The development of the MPV must be in its nascent stages, as the testing happened near the Mahindra Research Valley, where early research, development and testing of Mahindra vehicles are carried out.

 The build is similar to the Toyota Innova Crysta with a likely development out of a monocoque chassis. The lengthy rear overhang is clearly intended to improve upon the interior space and accommodate more passengers in the third row to make an 8-seater MPV.

The rear profile also looks compact unlike the front and the rear profiles, due to the sloping of the roof near the C-pillar. Contrastingly, the front fascia looks pretty snubbed with a shorter hood and a sloping windshield creating an aerodynamic design effect.

The bold front bumpers make the cluster look denser and more aggressive than in the Toyota Innova Crysta. It probably has to do with the accommodation of the fog lamps, which looks subtle in the Crysta.
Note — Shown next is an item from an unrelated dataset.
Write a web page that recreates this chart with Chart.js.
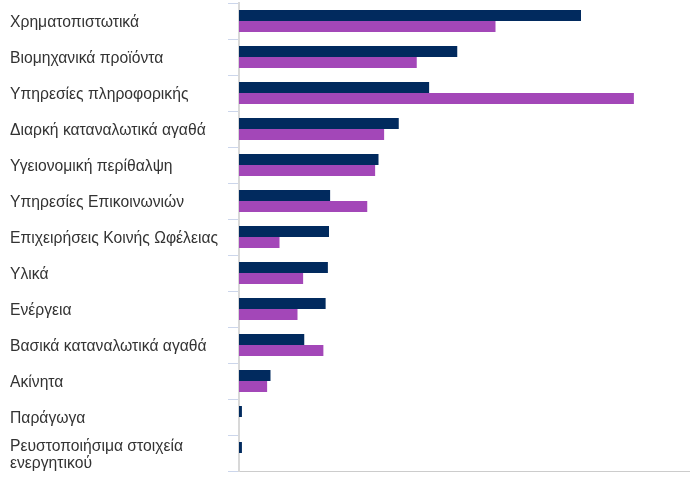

The front also sports a split double air-intake below the grille. From the side profile, the Innova Crysta looks plain, sleek, subtle and stylish, while the Mahindra MPV looks more detailed, aggressive, casual, trendy, sporty and a little funky. Mahindra’s version also looks taller than the Crysta.

Even the ORVMs look very prominent, while the rear passenger window is made smaller than the driver window, due to its sloping roof. This is the first MPV to come out of the Mahindra’s North American Technical Center, in Troy, Michigan.

Plenty of safety, comfort and premium features may also be expected in the new MPV. The engine will be based on Mahindra’s mHawk family of engines with the 1.99-litre diesel engine for hassle-free sales in Delhi-NCR and Kerala, where displacement higher than 2.0-litre in diesel powertrains is banned.

 This is the opportunity that the Toyota Innova Crysta missed out, which Mahindra looks forward to capitalize on. Later additions might be a petrol mill from the “mFalcon” family, which features in the KUV100.